• _TASK OBJECTIVE_: Repeat the entries below exactly as they appear, with no pictures.

• _RECORDS FOR THIS EXERCISE_:
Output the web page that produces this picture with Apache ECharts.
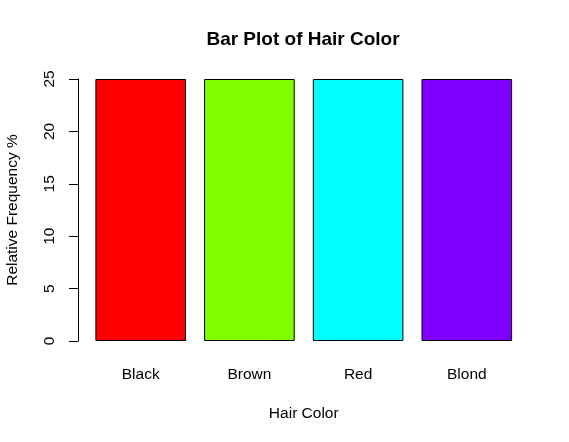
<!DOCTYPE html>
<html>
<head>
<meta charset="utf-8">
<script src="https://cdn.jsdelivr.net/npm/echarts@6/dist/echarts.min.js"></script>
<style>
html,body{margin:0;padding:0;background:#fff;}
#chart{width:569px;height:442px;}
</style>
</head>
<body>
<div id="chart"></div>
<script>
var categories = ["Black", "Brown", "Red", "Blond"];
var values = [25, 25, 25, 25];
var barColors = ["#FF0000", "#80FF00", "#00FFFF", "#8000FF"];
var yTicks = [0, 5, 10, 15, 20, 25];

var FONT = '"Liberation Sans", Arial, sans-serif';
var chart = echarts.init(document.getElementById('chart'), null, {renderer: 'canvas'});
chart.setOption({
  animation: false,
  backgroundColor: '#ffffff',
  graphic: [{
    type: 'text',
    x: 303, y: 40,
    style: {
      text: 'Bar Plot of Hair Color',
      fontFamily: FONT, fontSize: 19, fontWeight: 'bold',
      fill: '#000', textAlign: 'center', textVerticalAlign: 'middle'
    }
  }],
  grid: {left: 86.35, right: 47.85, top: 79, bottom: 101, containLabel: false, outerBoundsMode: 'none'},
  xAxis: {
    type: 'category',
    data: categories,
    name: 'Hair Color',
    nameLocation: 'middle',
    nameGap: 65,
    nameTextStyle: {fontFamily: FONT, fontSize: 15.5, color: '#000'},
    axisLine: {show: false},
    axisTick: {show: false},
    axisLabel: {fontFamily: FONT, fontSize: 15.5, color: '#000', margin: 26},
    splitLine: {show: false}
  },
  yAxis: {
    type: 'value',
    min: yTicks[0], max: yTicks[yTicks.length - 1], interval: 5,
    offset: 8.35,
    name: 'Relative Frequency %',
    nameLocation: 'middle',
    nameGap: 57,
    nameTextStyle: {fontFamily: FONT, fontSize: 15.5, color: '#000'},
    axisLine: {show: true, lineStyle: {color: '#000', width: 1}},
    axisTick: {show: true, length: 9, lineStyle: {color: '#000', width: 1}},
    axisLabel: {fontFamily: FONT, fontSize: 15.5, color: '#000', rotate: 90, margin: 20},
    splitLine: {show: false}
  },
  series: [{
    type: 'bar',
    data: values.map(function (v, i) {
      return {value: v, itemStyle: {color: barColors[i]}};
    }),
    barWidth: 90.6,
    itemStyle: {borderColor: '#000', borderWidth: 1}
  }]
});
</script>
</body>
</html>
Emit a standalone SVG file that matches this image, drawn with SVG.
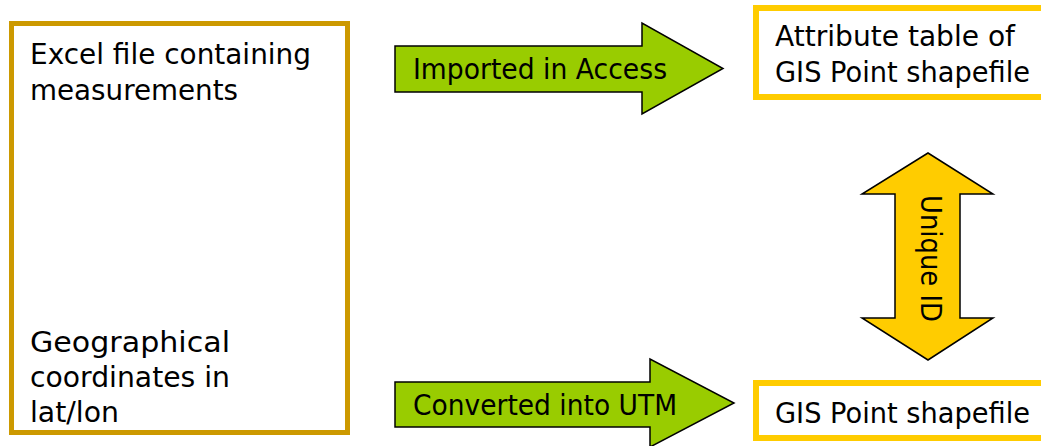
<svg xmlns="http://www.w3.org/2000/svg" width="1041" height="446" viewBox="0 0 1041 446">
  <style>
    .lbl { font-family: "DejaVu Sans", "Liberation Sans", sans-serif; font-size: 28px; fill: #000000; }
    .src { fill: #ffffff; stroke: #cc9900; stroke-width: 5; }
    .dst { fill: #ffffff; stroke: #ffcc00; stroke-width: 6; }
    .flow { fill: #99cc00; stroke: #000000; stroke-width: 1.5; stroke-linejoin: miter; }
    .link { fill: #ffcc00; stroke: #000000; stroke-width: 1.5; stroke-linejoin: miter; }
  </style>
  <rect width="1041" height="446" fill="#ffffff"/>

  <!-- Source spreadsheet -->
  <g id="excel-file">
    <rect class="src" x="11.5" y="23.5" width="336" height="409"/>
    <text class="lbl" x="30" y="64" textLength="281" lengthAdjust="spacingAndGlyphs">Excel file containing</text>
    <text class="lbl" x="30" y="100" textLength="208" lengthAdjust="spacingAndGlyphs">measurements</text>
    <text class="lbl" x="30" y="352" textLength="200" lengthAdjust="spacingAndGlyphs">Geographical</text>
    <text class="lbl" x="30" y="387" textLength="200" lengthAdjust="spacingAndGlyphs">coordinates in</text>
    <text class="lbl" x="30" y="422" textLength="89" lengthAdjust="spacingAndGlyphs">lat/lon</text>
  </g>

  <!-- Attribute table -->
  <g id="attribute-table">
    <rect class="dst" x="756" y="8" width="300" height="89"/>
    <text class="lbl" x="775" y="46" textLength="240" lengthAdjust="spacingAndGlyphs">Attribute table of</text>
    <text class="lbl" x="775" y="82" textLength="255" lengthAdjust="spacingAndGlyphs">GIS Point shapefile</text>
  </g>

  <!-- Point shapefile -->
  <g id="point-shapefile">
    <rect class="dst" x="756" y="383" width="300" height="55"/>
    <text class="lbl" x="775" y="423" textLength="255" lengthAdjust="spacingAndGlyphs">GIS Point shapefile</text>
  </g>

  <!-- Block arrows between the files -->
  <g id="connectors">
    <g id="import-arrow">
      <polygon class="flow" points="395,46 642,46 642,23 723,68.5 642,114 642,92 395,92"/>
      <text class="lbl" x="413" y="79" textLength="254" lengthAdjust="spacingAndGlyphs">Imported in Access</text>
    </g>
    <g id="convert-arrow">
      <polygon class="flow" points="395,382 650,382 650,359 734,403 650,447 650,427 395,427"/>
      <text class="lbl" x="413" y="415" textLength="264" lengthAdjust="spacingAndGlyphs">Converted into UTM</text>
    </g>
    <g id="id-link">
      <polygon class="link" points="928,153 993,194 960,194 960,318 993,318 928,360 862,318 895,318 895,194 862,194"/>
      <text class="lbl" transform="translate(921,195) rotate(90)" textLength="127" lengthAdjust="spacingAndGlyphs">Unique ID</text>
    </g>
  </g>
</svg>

• _RESPONSE FOR THIS EXERCISE_:
Output the web page that produces this picture with Apache ECharts.
<!DOCTYPE html>
<html>
<head>
<meta charset="utf-8">
<script src="https://cdn.jsdelivr.net/npm/echarts@6/dist/echarts.min.js"></script>
<style>
html,body{margin:0;padding:0;background:#fff;}
#chart{width:569px;height:442px;}
</style>
</head>
<body>
<div id="chart"></div>
<script>
var categories = ["Black", "Brown", "Red", "Blond"];
var values = [25, 25, 25, 25];
var barColors = ["#FF0000", "#80FF00", "#00FFFF", "#8000FF"];
var yTicks = [0, 5, 10, 15, 20, 25];

var FONT = '"Liberation Sans", Arial, sans-serif';
var chart = echarts.init(document.getElementById('chart'), null, {renderer: 'canvas'});
chart.setOption({
  animation: false,
  backgroundColor: '#ffffff',
  graphic: [{
    type: 'text',
    x: 303, y: 40,
    style: {
      text: 'Bar Plot of Hair Color',
      fontFamily: FONT, fontSize: 19, fontWeight: 'bold',
      fill: '#000', textAlign: 'center', textVerticalAlign: 'middle'
    }
  }],
  grid: {left: 86.35, right: 47.85, top: 79, bottom: 101, containLabel: false, outerBoundsMode: 'none'},
  xAxis: {
    type: 'category',
    data: categories,
    name: 'Hair Color',
    nameLocation: 'middle',
    nameGap: 65,
    nameTextStyle: {fontFamily: FONT, fontSize: 15.5, color: '#000'},
    axisLine: {show: false},
    axisTick: {show: false},
    axisLabel: {fontFamily: FONT, fontSize: 15.5, color: '#000', margin: 26},
    splitLine: {show: false}
  },
  yAxis: {
    type: 'value',
    min: yTicks[0], max: yTicks[yTicks.length - 1], interval: 5,
    offset: 8.35,
    name: 'Relative Frequency %',
    nameLocation: 'middle',
    nameGap: 57,
    nameTextStyle: {fontFamily: FONT, fontSize: 15.5, color: '#000'},
    axisLine: {show: true, lineStyle: {color: '#000', width: 1}},
    axisTick: {show: true, length: 9, lineStyle: {color: '#000', width: 1}},
    axisLabel: {fontFamily: FONT, fontSize: 15.5, color: '#000', rotate: 90, margin: 20},
    splitLine: {show: false}
  },
  series: [{
    type: 'bar',
    data: values.map(function (v, i) {
      return {value: v, itemStyle: {color: barColors[i]}};
    }),
    barWidth: 90.6,
    itemStyle: {borderColor: '#000', borderWidth: 1}
  }]
});
</script>
</body>
</html>
Emit a standalone SVG file that matches this image, drawn with SVG.
<svg xmlns="http://www.w3.org/2000/svg" width="1041" height="446" viewBox="0 0 1041 446">
  <style>
    .lbl { font-family: "DejaVu Sans", "Liberation Sans", sans-serif; font-size: 28px; fill: #000000; }
    .src { fill: #ffffff; stroke: #cc9900; stroke-width: 5; }
    .dst { fill: #ffffff; stroke: #ffcc00; stroke-width: 6; }
    .flow { fill: #99cc00; stroke: #000000; stroke-width: 1.5; stroke-linejoin: miter; }
    .link { fill: #ffcc00; stroke: #000000; stroke-width: 1.5; stroke-linejoin: miter; }
  </style>
  <rect width="1041" height="446" fill="#ffffff"/>

  <!-- Source spreadsheet -->
  <g id="excel-file">
    <rect class="src" x="11.5" y="23.5" width="336" height="409"/>
    <text class="lbl" x="30" y="64" textLength="281" lengthAdjust="spacingAndGlyphs">Excel file containing</text>
    <text class="lbl" x="30" y="100" textLength="208" lengthAdjust="spacingAndGlyphs">measurements</text>
    <text class="lbl" x="30" y="352" textLength="200" lengthAdjust="spacingAndGlyphs">Geographical</text>
    <text class="lbl" x="30" y="387" textLength="200" lengthAdjust="spacingAndGlyphs">coordinates in</text>
    <text class="lbl" x="30" y="422" textLength="89" lengthAdjust="spacingAndGlyphs">lat/lon</text>
  </g>

  <!-- Attribute table -->
  <g id="attribute-table">
    <rect class="dst" x="756" y="8" width="300" height="89"/>
    <text class="lbl" x="775" y="46" textLength="240" lengthAdjust="spacingAndGlyphs">Attribute table of</text>
    <text class="lbl" x="775" y="82" textLength="255" lengthAdjust="spacingAndGlyphs">GIS Point shapefile</text>
  </g>

  <!-- Point shapefile -->
  <g id="point-shapefile">
    <rect class="dst" x="756" y="383" width="300" height="55"/>
    <text class="lbl" x="775" y="423" textLength="255" lengthAdjust="spacingAndGlyphs">GIS Point shapefile</text>
  </g>

  <!-- Block arrows between the files -->
  <g id="connectors">
    <g id="import-arrow">
      <polygon class="flow" points="395,46 642,46 642,23 723,68.5 642,114 642,92 395,92"/>
      <text class="lbl" x="413" y="79" textLength="254" lengthAdjust="spacingAndGlyphs">Imported in Access</text>
    </g>
    <g id="convert-arrow">
      <polygon class="flow" points="395,382 650,382 650,359 734,403 650,447 650,427 395,427"/>
      <text class="lbl" x="413" y="415" textLength="264" lengthAdjust="spacingAndGlyphs">Converted into UTM</text>
    </g>
    <g id="id-link">
      <polygon class="link" points="928,153 993,194 960,194 960,318 993,318 928,360 862,318 895,318 895,194 862,194"/>
      <text class="lbl" transform="translate(921,195) rotate(90)" textLength="127" lengthAdjust="spacingAndGlyphs">Unique ID</text>
    </g>
  </g>
</svg>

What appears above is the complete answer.